This was not the team that you would have expected to be playing on Saturday afternoon in early April when the season started. Not this Wichita State team, a team that lost 80 percent of its starters from last year, a team that was going to count on transfers and freshman for significant minutes.
Before this season started, it was easy to have doubts about the Shockers because of all that.
The only player returning who produced a positive value last season according to HOOPWAR was Carl Hall. But there was no telling the improvements that he would make on both the defensive and offensive ends.
There was no telling that he would become this block machine inside, or that he would dominate the scoring for the Shockers in the way that he has. Maybe the potential was there, but playing alongside Garrett Stutz and Ben Smith last season, it wasn't this Hall. He finished with a 1.27 HW30 last year, and as a rising senior, even one that would get more minutes, there was not telling that he would improve to almost a 5.0 win player.
Everyone else that returned was a role player, not looking to become a major part of the team. And that would be why all of the major contributors this year -- the ones who returned positive value -- are either freshman (redshirt and otherwise) or transfers (Division 1 or other parts).
The only player coming back that made a major stride this year was Tekele Cotton, who turned from a below average defender into one of the best on the Shockers. He also started to play some offense for this team.
But this returning core, it was what led us to believe that a ranking of No. 86 in the country was the right spot for the Shockers at the beginning of the year. Ken Pomeroy's initial rankings started with the team higher. Dan Hanner had them in the 100s. There was no telling what this team would achieve.

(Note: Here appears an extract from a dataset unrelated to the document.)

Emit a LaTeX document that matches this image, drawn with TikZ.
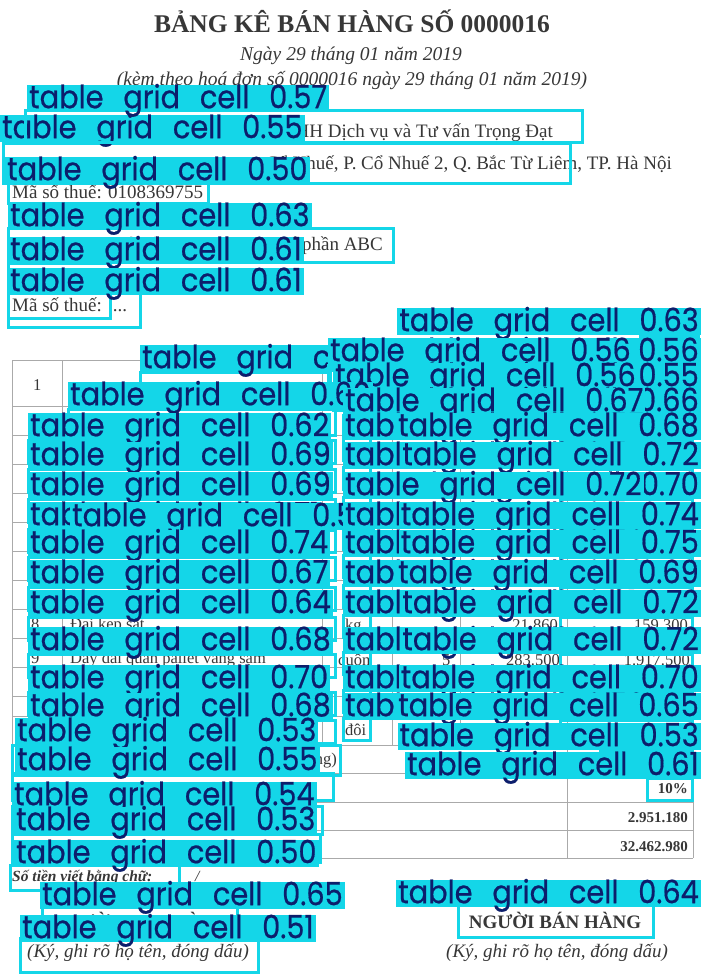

Even in your wildest imagination, there could be no way to have seen this coming, that this team would be the one that would be on the verge of making the Championship game. We thought that there might be a mid-major in the Final Four this season. That would have been Davidson, the team that was returning almost all of its production from last year. But the Wildcats were inconsistent, and ended up seeing that inconsistency kill them in the final minutes against Marquette.
West Coast fans probably had visions of Gonzaga finally making it here. Wichita State saw that that wouldn't happen (and the fact that the universe just doesn't want the Bulldogs to ever succeed again apparently). Soon we will need a saying like "That's so Gonzaga" for how they end up performing so often.
No, this team was not the sexy pick.
This is the team that made it though, and will be dangerous even for that overall No. 1 seed on the opposing bench, Louisville.
The additions of Malcolm Armstead -- a castoff from Oregon who knows what it means to compete against top competition -- and Cleanthony Early, a JUCO All-American who emergence was a big question mark when stepping into the Missouri Valley (he did fine, pulling up at No. 2 on the team with a 4.3 HW30 on the year), were huge for the Shockers.
Ron Baker went from a player who had offers from Arkansas-Little Rock, Eastern Illinois and South Dakota State, and became one of the key cogs in the Shocker lineup after redshirting. Did you see that one coming? Wichita State and the Missouri Valley are a definite step up from those other places.
And Fred Van Vleet ended as a 1.0 HW30 player, a strong performance from a top 100 recruit and true freshman coming off the bench.
Yes, the new pieces in place on this team -- pieces that will form the majority of the core on this Shocker team moving forward -- have been the difference between a team that looked like No. 86, and a team that is looking at No. 1.
When that ball tips Saturday night, none of those preseason expectations will matter for this team. It will just be one more opportunity to prove everyone wrong and shock the world.
If anyone has learned how to do that this season, it would be Wichita State.